Growing Green Beans and Tomatoes

     In this neck of the woods the time to plants gardens is drawing nigh. My favorite garden vegetables are green beans and tomatoes. 

Green Beans - There are a variety of green beans, but I always grow snap beans. These beans require full sun and grow about 7 inches long. 
     Seeds should be planted 8 to 12 inches apart in well-drained, nutrient-rich soil. The soil must be consistently moist throughout the growing season. 
     Established beans can get by on half-an-inch of water per week which is about half of what tomatoes require. Beans are not frost-tolerant and even a light frost can damage plants. If frost is threatened, the plants need to be covered. In the case of flowering plants, temperatures below 55 degrees F. or above 90 degrees F. cause flowers to drop off. 

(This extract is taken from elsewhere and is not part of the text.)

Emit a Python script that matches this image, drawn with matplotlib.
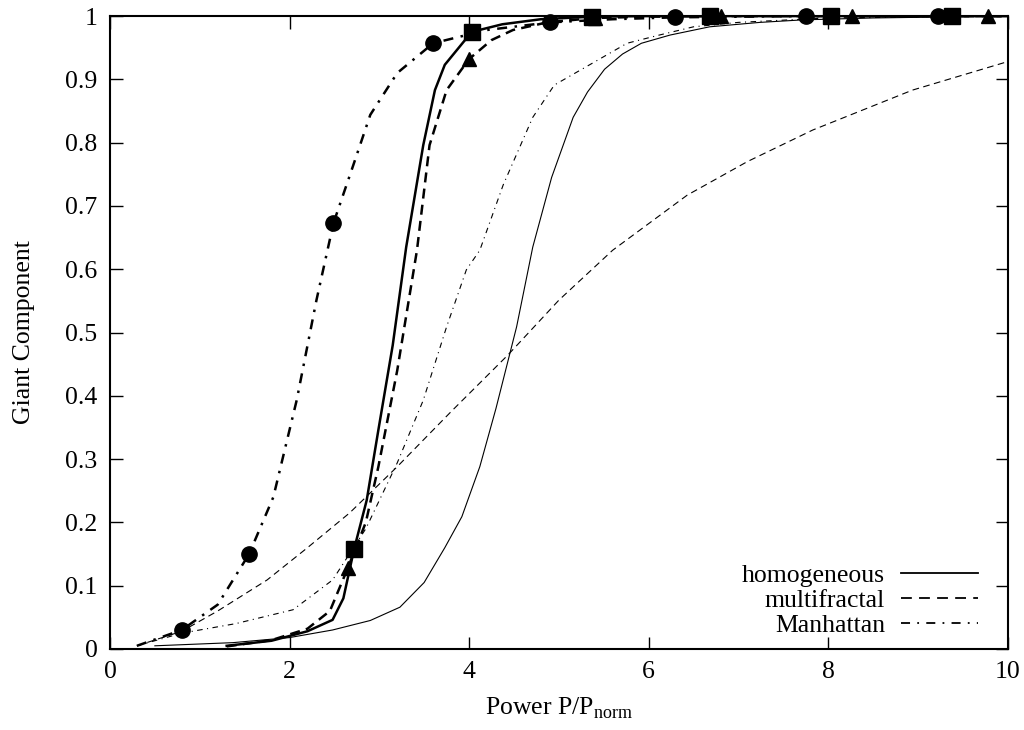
import numpy as np
import matplotlib
matplotlib.use("Agg")
import matplotlib.pyplot as plt

plt.rcParams["font.family"] = ["Liberation Serif", "DejaVu Serif"]
plt.rcParams["mathtext.fontset"] = "custom"
plt.rcParams["mathtext.rm"] = "Liberation Serif"
plt.rcParams["font.size"] = 18.5

# thin curves (no markers)
homo_thin_x = [0.5, 1.37, 2.0, 2.48, 2.9, 3.23, 3.5, 3.73, 3.92, 4.12, 4.3, 4.53, 4.71,
               4.92, 5.16, 5.32, 5.51, 5.71, 5.92, 6.24, 6.68, 7.24, 7.72, 8.5, 10.0]
homo_thin_y = [0.005, 0.01, 0.018, 0.03, 0.045, 0.066, 0.105, 0.16, 0.209, 0.288, 0.38, 0.509, 0.635,
               0.745, 0.84, 0.88, 0.916, 0.94, 0.957, 0.97, 0.983, 0.99, 0.994, 0.997, 1.0]

multi_thin_x = [0.3, 0.8, 1.2, 1.75, 2.2, 2.67, 3.2, 3.8, 4.43, 5.0, 5.6, 6.43, 7.1, 7.83, 8.94, 10.0]
multi_thin_y = [0.005, 0.028, 0.06, 0.109, 0.16, 0.215, 0.288, 0.375, 0.464, 0.551, 0.63, 0.717,
                0.77, 0.82, 0.883, 0.928]

manh_thin_x = [0.3, 0.8, 1.4, 2.04, 2.48, 2.85, 3.2, 3.49, 3.75, 3.97, 4.12, 4.38, 4.71, 4.95,
               5.38, 5.76, 6.12, 6.5, 7.0, 8.0, 10.0]
manh_thin_y = [0.005, 0.025, 0.04, 0.062, 0.109, 0.19, 0.294, 0.393, 0.509, 0.599, 0.63, 0.733, 0.84,
               0.891, 0.926, 0.957, 0.97, 0.983, 0.99, 0.997, 1.0]

# thick curves (with markers)
homo_x = [1.3, 1.8, 2.2, 2.48, 2.6, 2.72, 2.86, 2.99, 3.15, 3.3, 3.49, 3.62, 3.73, 4.03, 4.37,
          4.8, 5.37, 6.0, 6.7, 8.03, 9.37, 10.0]
homo_y = [0.005, 0.013, 0.028, 0.046, 0.08, 0.158, 0.235, 0.346, 0.48, 0.635, 0.796, 0.883, 0.923,
          0.975, 0.987, 0.995, 0.999, 1.0, 1.0, 1.0, 1.0, 1.0]
homo_mx = [2.72, 4.03, 5.37, 6.69, 8.03, 9.38]
homo_my = [0.158, 0.975, 0.999, 1.0, 1.0, 1.0]

multi_x = [1.3, 1.8, 2.2, 2.45, 2.65, 2.85, 2.99, 3.2, 3.42, 3.56, 3.75, 4.0, 4.25, 4.49, 4.87,
           5.4, 6.0, 6.81, 8.27, 9.78, 10.0]
multi_y = [0.004, 0.014, 0.032, 0.06, 0.128, 0.2, 0.288, 0.44, 0.63, 0.796, 0.883, 0.932, 0.962,
           0.978, 0.99, 0.997, 0.999, 1.0, 1.0, 1.0, 1.0]
multi_mx = [2.65, 4.0, 5.4, 6.81, 8.27, 9.78]
multi_my = [0.128, 0.932, 0.997, 1.0, 1.0, 1.0]

manh_x = [0.3, 0.8, 1.2, 1.55, 1.82, 2.08, 2.3, 2.49, 2.7, 2.9, 3.2, 3.6, 4.2, 4.9, 5.6, 6.3,
          7.75, 9.22, 10.0]
manh_y = [0.005, 0.03, 0.07, 0.15, 0.24, 0.393, 0.551, 0.673, 0.76, 0.844, 0.91, 0.957, 0.978,
          0.99, 0.995, 0.998, 1.0, 1.0, 1.0]
manh_mx = [0.8, 1.55, 2.49, 3.6, 4.9, 6.3, 7.75, 9.22]
manh_my = [0.03, 0.15, 0.673, 0.957, 0.99, 0.998, 1.0, 1.0]

labels = ["homogeneous", "multifractal", "Manhattan"]

fig = plt.figure(figsize=(10.24, 7.30), dpi=100)
ax = fig.add_axes([0.1074, 0.111, 0.8766, 0.867])

thin = 0.8
thick = 1.8
dash = (0, (6, 4))
dashdot = (0, (5, 4, 1, 4))

ax.plot(homo_thin_x, homo_thin_y, color="k", lw=thin, ls="-", label=labels[0])
ax.plot(multi_thin_x, multi_thin_y, color="k", lw=thin, ls=dash, label=labels[1])
ax.plot(manh_thin_x, manh_thin_y, color="k", lw=thin, ls=dashdot, label=labels[2])

ax.plot(homo_x, homo_y, color="k", lw=thick, ls="-")
ax.plot(multi_x, multi_y, color="k", lw=thick, ls=(0, (4, 2.5)))
ax.plot(manh_x, manh_y, color="k", lw=thick, ls=(0, (4, 3, 1, 3)))

ax.plot(homo_mx, homo_my, "s", color="k", ms=11, ls="none", clip_on=False)
ax.plot(multi_mx, multi_my, "^", color="k", ms=10, ls="none", clip_on=False)
ax.plot(manh_mx, manh_my, "o", color="k", ms=11, ls="none", clip_on=False)

ax.set_xlim(0, 10)
ax.set_ylim(0, 1)
ax.set_xticks(np.arange(0, 11, 2))
ax.set_xticklabels(["0", "2", "4", "6", "8", "10"])
yt = np.round(np.arange(0, 1.01, 0.1), 1)
ax.set_yticks(yt)
ax.set_yticklabels(["0"] + [f"{v:.1f}" for v in yt[1:-1]] + ["1"])
ax.tick_params(direction="in", length=9, width=1.0, top=True, right=True, pad=9)
for s in ax.spines.values():
    s.set_linewidth(1.5)

ax.set_xlabel("Power P/P$_{\\rm norm}$", labelpad=9)
ax.set_ylabel("Giant Component", labelpad=22)

leg = ax.legend(loc="lower right", frameon=False, markerfirst=False,
                handlelength=3.0, handletextpad=0.6, labelspacing=0.08,
                borderaxespad=0.15, bbox_to_anchor=(0.9823, -0.004))
for line in leg.get_lines():
    line.set_linewidth(1.3)

fig.savefig("out.png", dpi=100)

     Soil that’s too rich in nitrogen can cause plants to produce leaves but no blooms. Also watch out for slugs, cutworms, Mexican bean beetles, Japanese beetles, and flea beetles. In my backyard rabbits are frequent visitors to the bean patch. The worst part about picking beans is that occasionally one finds an Eastern garter snake lurking among the plants.
Eastern Garter Snake
     Garter snakes are close relatives of water snakes and are slender and may attain a length of 3 feet or more, but are usually 18 to 26 inches long. Rumor has it that you CAN eat a garter snakes, so theoretically they COULD be prepared with the beans.   If anyone is interested, this article tells you how to cook a snake.

Tomatoes - Choosing tomato varieties can be confusing because there are so many, but my preference is for Beefsteak and Cherry tomatoes. You can use seeds, but I have had the best luck buying potted plants at the local greenhouse. 

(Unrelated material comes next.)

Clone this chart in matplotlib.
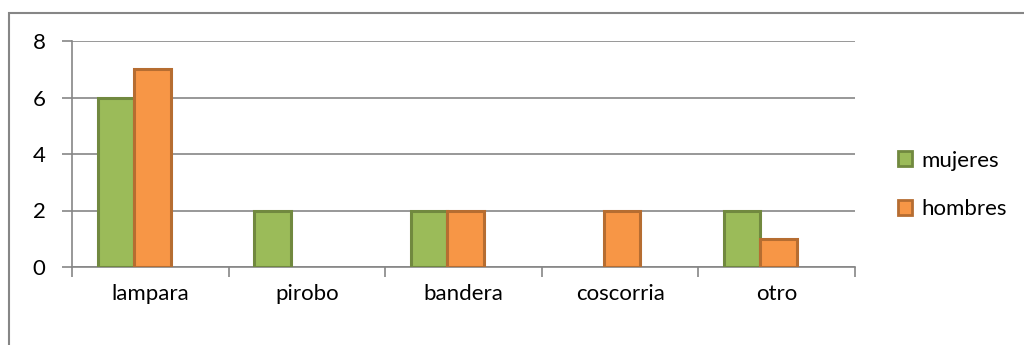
import matplotlib.pyplot as plt
from matplotlib.patches import Rectangle, Patch
import numpy as np

plt.rcParams['font.family'] = ['Lato', 'DejaVu Sans']

categorias = ['lampara', 'pirobo', 'bandera', 'coscorria', 'otro']
mujeres = [6, 2, 2, 0, 2]
hombres = [7, 0, 2, 2, 1]

verde, verde_borde = '#9BBB59', '#71893F'
naranja, naranja_borde = '#F79646', '#B66D31'
gris = '#868686'

fig = plt.figure(figsize=(10.24, 3.45), dpi=100)
ax = fig.add_axes([72 / 1024, 1 - 267 / 345, (855 - 72) / 1024, (267 - 41) / 345])

# marco exterior del gráfico
fig.patches.append(Rectangle((9 / 1024, -0.1), 1.2, 1.1 - 13 / 345, transform=fig.transFigure,
                             fill=False, edgecolor=gris, linewidth=1.5))

x = np.arange(len(categorias))
ancho = 0.233
# las barras con valor 0 no se dibujan (así no queda el borde en la base)
for valores, desp, color, borde in [(mujeres, -0.22, verde, verde_borde),
                                     (hombres, 0.013, naranja, naranja_borde)]:
    v = np.array(valores)
    m = v > 0
    ax.bar(x[m] + desp, v[m], ancho, color=color, edgecolor=borde, linewidth=2.2, zorder=3)

ax.set_xlim(-0.5, len(categorias) - 0.5)
ax.set_ylim(0, 8)
ax.set_yticks([0, 2, 4, 6, 8])
ax.yaxis.grid(True, color=gris, linewidth=1.2, zorder=0)

ax.set_xticks(np.arange(-0.5, len(categorias)), [''] * (len(categorias) + 1))
ax.set_xticks(x, categorias, minor=True)
ax.tick_params(axis='x', which='major', length=7, width=1.2, color=gris)
ax.tick_params(axis='x', which='minor', length=0, pad=12, labelsize=16)
ax.tick_params(axis='y', length=7, width=1.2, color=gris, pad=12, labelsize=16)

for lado in ['top', 'right']:
    ax.spines[lado].set_visible(False)
for lado in ['left', 'bottom']:
    ax.spines[lado].set_color(gris)
    ax.spines[lado].set_linewidth(1.2)

elementos = [Patch(facecolor=verde, edgecolor=verde_borde, linewidth=2, label='mujeres'),
             Patch(facecolor=naranja, edgecolor=naranja_borde, linewidth=2, label='hombres')]
fig.legend(handles=elementos, loc='center left', bbox_to_anchor=(878 / 1024, 1 - 185 / 345),
           frameon=False, fontsize=16, handlelength=0.65, handleheight=0.65,
           handletextpad=0.4, labelspacing=1.3)

fig.savefig('out.png', dpi=100)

     Tomatoes require warmth and should be planted in late spring and early summer. They need a prime, sunny spot with at least 6 to 8 hours of sun to bring out their best flavors. You will need stakes, a trellis or cage to keep them off the ground. Depending on the variety they should be spaced 2-3 feet apart, or if growing in containers, you’ll need an 18-24 inch pot. 
    Tomatoes suck up nutrients and grow best in soil with pH ranges from 6.2 to 6.8. The best fertilizer I have found is Miracle-Gro Shake ‘N Feed. 

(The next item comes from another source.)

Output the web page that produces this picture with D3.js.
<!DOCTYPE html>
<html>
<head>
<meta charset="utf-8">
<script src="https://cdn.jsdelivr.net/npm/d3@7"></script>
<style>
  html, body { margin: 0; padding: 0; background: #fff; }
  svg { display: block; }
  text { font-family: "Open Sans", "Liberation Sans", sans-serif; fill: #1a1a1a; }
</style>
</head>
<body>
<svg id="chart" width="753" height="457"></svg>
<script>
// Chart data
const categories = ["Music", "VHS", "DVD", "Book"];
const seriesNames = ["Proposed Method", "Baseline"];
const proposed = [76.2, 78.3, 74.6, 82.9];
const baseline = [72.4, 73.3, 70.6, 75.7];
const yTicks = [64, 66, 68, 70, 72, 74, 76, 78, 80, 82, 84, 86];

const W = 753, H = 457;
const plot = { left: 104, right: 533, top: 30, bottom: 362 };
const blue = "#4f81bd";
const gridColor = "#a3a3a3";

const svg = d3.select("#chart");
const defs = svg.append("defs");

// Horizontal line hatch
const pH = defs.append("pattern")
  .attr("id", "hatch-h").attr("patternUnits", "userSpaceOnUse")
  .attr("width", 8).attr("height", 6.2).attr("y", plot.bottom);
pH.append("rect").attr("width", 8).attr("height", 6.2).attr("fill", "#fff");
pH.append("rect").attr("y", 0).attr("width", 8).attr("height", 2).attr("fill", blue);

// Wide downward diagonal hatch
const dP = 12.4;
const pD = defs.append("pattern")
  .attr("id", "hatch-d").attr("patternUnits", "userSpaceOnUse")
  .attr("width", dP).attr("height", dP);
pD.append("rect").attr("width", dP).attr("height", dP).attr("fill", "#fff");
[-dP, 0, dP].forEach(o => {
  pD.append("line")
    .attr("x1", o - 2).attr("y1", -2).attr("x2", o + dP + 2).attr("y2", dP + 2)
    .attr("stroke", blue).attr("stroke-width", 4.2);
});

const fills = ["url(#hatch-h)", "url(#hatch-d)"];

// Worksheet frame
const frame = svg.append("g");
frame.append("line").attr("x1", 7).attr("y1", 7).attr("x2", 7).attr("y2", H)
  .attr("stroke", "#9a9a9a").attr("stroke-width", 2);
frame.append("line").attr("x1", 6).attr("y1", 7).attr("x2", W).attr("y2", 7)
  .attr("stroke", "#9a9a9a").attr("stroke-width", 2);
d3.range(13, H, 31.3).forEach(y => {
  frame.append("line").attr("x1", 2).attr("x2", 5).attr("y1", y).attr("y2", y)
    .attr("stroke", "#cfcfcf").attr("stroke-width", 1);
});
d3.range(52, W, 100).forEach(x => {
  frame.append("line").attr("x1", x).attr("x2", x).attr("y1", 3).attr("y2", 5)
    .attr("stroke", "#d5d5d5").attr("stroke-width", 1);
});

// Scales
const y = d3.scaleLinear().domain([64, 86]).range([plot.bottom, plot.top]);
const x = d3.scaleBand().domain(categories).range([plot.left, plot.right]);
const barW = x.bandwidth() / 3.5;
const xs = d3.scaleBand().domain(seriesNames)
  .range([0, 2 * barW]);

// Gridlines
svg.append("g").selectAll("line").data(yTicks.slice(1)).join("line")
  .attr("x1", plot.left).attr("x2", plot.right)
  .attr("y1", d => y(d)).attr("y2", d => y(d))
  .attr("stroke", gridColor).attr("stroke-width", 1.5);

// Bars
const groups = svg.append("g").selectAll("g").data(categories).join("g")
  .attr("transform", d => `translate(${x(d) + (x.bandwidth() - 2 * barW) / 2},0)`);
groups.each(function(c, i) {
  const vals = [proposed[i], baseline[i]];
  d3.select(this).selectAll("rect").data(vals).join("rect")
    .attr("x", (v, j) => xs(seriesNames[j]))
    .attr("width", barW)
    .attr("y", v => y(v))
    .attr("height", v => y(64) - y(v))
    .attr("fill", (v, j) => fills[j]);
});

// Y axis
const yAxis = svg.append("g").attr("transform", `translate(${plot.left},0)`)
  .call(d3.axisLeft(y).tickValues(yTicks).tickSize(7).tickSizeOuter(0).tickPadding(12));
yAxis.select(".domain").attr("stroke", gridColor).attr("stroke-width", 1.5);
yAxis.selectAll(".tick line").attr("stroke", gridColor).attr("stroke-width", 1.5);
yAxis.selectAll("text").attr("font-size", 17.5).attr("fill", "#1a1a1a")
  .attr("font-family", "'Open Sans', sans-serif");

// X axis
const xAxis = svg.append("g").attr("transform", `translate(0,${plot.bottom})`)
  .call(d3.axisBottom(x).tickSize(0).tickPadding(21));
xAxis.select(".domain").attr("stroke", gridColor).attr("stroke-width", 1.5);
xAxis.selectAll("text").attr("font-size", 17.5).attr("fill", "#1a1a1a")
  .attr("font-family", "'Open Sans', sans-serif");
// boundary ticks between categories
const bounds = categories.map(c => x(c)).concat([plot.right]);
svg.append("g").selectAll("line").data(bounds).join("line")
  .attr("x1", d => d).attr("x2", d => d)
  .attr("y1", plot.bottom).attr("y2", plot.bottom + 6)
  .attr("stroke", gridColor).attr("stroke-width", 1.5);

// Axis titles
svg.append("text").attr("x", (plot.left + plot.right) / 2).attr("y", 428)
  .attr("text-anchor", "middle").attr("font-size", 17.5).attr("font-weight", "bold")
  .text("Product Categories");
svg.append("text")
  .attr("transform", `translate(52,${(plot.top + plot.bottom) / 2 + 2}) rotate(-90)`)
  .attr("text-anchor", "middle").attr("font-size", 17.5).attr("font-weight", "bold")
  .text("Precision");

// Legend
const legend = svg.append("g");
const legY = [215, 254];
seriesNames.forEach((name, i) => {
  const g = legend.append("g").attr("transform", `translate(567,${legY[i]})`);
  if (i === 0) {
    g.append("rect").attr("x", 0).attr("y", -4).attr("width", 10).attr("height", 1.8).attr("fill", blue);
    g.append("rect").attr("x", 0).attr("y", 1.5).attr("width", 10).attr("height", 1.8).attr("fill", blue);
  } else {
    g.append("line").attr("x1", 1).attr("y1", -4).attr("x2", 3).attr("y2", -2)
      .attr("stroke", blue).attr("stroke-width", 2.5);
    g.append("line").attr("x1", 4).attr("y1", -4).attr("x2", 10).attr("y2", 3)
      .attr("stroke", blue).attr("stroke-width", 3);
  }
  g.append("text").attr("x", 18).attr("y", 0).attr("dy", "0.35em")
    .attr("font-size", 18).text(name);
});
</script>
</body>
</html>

     To grow a really strong plant, burying two-thirds of the stem when planting is usually recommended. Cover the ground with 2 to 4 inches of mulch to minimize weeds and help keep the soil evenly moist. Straw and shredded leaves will work. 
     They also need a lot of water and a soaker hose is ideal, but lacking that, make sure they get plenty of water. After planting water regularly; the “book” says at least an inch of moisture per week. If the top inch of the soil is dry, it’s time to water.